### RECORDED DATA
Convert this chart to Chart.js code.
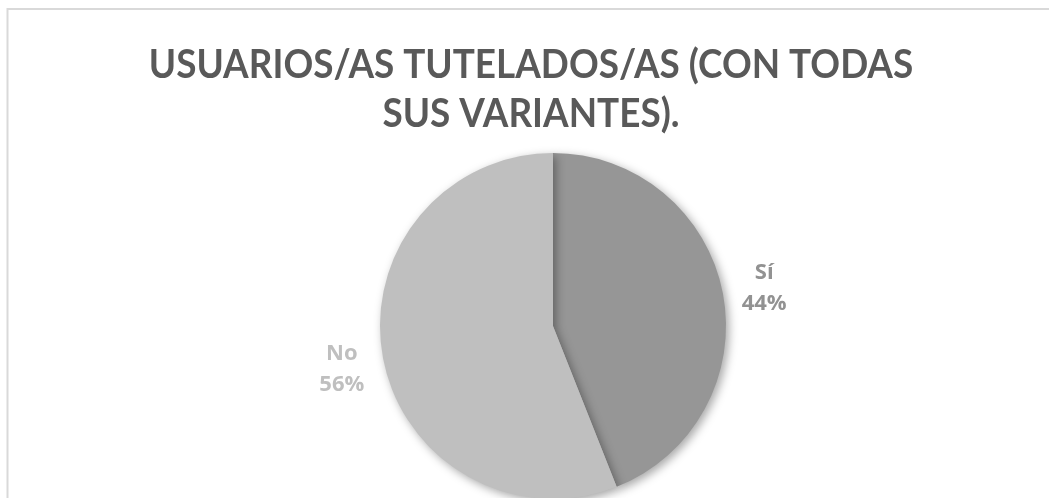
<!DOCTYPE html>
<html>
<head>
<meta charset="utf-8">
<script src="https://cdn.jsdelivr.net/npm/chart.js@4/dist/chart.umd.min.js"></script>
<style>
html,body{margin:0;padding:0;background:#fff;overflow:hidden;width:1049px;height:498px;}
#wrap{position:relative;width:1049px;height:540px;}
</style>
</head>
<body>
<div id="wrap"><canvas id="c" width="1049" height="540"></canvas></div>
<script>
const titleLines = ['USUARIOS/AS TUTELADOS/AS (CON TODAS', 'SUS VARIANTES).'];
const categories = ['Sí', 'No'];
const values = [44, 56];
const sliceColors = ['#969696', '#bfbfbf'];
const labelColors = ['#929292', '#bfbfbf'];

const borderPlugin = {
  id: 'frame',
  beforeDraw(chart) {
    const ctx = chart.ctx;
    ctx.save();
    ctx.fillStyle = '#fff';
    ctx.fillRect(0, 0, chart.width, chart.height);
    ctx.strokeStyle = '#d9d9d9';
    ctx.lineWidth = 2;
    ctx.beginPath();
    ctx.moveTo(7.5, chart.height);
    ctx.lineTo(7.5, 9);
    ctx.lineTo(chart.width, 9);
    ctx.stroke();
    ctx.restore();
  }
};

const titlePlugin = {
  id: 'narrowTitle',
  afterDraw(chart) {
    const ctx = chart.ctx;
    ctx.save();
    ctx.font = 'bold 40px Lato, "Open Sans", sans-serif';
    ctx.fillStyle = '#595959';
    ctx.textAlign = 'center';
    ctx.textBaseline = 'alphabetic';
    const cx = 531, sx = 0.922;
    titleLines.forEach((line, i) => {
      ctx.save();
      ctx.translate(cx, 78 + i * 49);
      ctx.scale(sx, 1);
      ctx.fillText(line, 0, 0);
      ctx.restore();
    });
    ctx.restore();
  }
};

const shadowPlugin = {
  id: 'pieShadow',
  beforeDatasetsDraw(chart) {
    const ctx = chart.ctx;
    ctx.save();
    ctx.shadowColor = 'rgba(0,0,0,0.35)';
    ctx.shadowBlur = 10;
    ctx.shadowOffsetX = 3;
    ctx.shadowOffsetY = 3;
  },
  afterDatasetsDraw(chart) {
    chart.ctx.restore();
  }
};

const labelPlugin = {
  id: 'outLabels',
  afterDatasetsDraw(chart) {
    const ctx = chart.ctx;
    const meta = chart.getDatasetMeta(0);
    const total = values.reduce((a, b) => a + b, 0);
    ctx.save();
    ctx.font = 'bold 22px "Open Sans", sans-serif';
    ctx.textAlign = 'center';
    ctx.textBaseline = 'middle';
    meta.data.forEach((arc, i) => {
      const mid = (arc.startAngle + arc.endAngle) / 2;
      const d = arc.outerRadius + 42;
      const x = arc.x + Math.cos(mid) * d;
      const y = arc.y + Math.sin(mid) * d + 2;
      ctx.fillStyle = labelColors[i];
      ctx.fillText(categories[i], x, y - 15);
      ctx.fillText(Math.round(values[i] / total * 100) + '%', x, y + 16);
    });
    ctx.restore();
  }
};

new Chart(document.getElementById('c'), {
  type: 'pie',
  data: {
    labels: categories,
    datasets: [{
      data: values,
      backgroundColor: sliceColors,
      borderWidth: 0,
      radius: 173
    }]
  },
  options: {
    responsive: false,
    animation: false,
    layout: { padding: { left: 57, right: 0, top: 122, bottom: 10 } },
    plugins: {
      legend: { display: false },
      tooltip: { enabled: false },
      title: { display: false }
    }
  },
  plugins: [borderPlugin, shadowPlugin, labelPlugin, titlePlugin]
});
</script>
</body>
</html>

### AIM
All of the lines above should be printed exactly, minus the pictures.

### SOLUTION TO THE PROBLEM
Convert this chart to Chart.js code.
<!DOCTYPE html>
<html>
<head>
<meta charset="utf-8">
<script src="https://cdn.jsdelivr.net/npm/chart.js@4/dist/chart.umd.min.js"></script>
<style>
html,body{margin:0;padding:0;background:#fff;overflow:hidden;width:1049px;height:498px;}
#wrap{position:relative;width:1049px;height:540px;}
</style>
</head>
<body>
<div id="wrap"><canvas id="c" width="1049" height="540"></canvas></div>
<script>
const titleLines = ['USUARIOS/AS TUTELADOS/AS (CON TODAS', 'SUS VARIANTES).'];
const categories = ['Sí', 'No'];
const values = [44, 56];
const sliceColors = ['#969696', '#bfbfbf'];
const labelColors = ['#929292', '#bfbfbf'];

const borderPlugin = {
  id: 'frame',
  beforeDraw(chart) {
    const ctx = chart.ctx;
    ctx.save();
    ctx.fillStyle = '#fff';
    ctx.fillRect(0, 0, chart.width, chart.height);
    ctx.strokeStyle = '#d9d9d9';
    ctx.lineWidth = 2;
    ctx.beginPath();
    ctx.moveTo(7.5, chart.height);
    ctx.lineTo(7.5, 9);
    ctx.lineTo(chart.width, 9);
    ctx.stroke();
    ctx.restore();
  }
};

const titlePlugin = {
  id: 'narrowTitle',
  afterDraw(chart) {
    const ctx = chart.ctx;
    ctx.save();
    ctx.font = 'bold 40px Lato, "Open Sans", sans-serif';
    ctx.fillStyle = '#595959';
    ctx.textAlign = 'center';
    ctx.textBaseline = 'alphabetic';
    const cx = 531, sx = 0.922;
    titleLines.forEach((line, i) => {
      ctx.save();
      ctx.translate(cx, 78 + i * 49);
      ctx.scale(sx, 1);
      ctx.fillText(line, 0, 0);
      ctx.restore();
    });
    ctx.restore();
  }
};

const shadowPlugin = {
  id: 'pieShadow',
  beforeDatasetsDraw(chart) {
    const ctx = chart.ctx;
    ctx.save();
    ctx.shadowColor = 'rgba(0,0,0,0.35)';
    ctx.shadowBlur = 10;
    ctx.shadowOffsetX = 3;
    ctx.shadowOffsetY = 3;
  },
  afterDatasetsDraw(chart) {
    chart.ctx.restore();
  }
};

const labelPlugin = {
  id: 'outLabels',
  afterDatasetsDraw(chart) {
    const ctx = chart.ctx;
    const meta = chart.getDatasetMeta(0);
    const total = values.reduce((a, b) => a + b, 0);
    ctx.save();
    ctx.font = 'bold 22px "Open Sans", sans-serif';
    ctx.textAlign = 'center';
    ctx.textBaseline = 'middle';
    meta.data.forEach((arc, i) => {
      const mid = (arc.startAngle + arc.endAngle) / 2;
      const d = arc.outerRadius + 42;
      const x = arc.x + Math.cos(mid) * d;
      const y = arc.y + Math.sin(mid) * d + 2;
      ctx.fillStyle = labelColors[i];
      ctx.fillText(categories[i], x, y - 15);
      ctx.fillText(Math.round(values[i] / total * 100) + '%', x, y + 16);
    });
    ctx.restore();
  }
};

new Chart(document.getElementById('c'), {
  type: 'pie',
  data: {
    labels: categories,
    datasets: [{
      data: values,
      backgroundColor: sliceColors,
      borderWidth: 0,
      radius: 173
    }]
  },
  options: {
    responsive: false,
    animation: false,
    layout: { padding: { left: 57, right: 0, top: 122, bottom: 10 } },
    plugins: {
      legend: { display: false },
      tooltip: { enabled: false },
      title: { display: false }
    }
  },
  plugins: [borderPlugin, shadowPlugin, labelPlugin, titlePlugin]
});
</script>
</body>
</html>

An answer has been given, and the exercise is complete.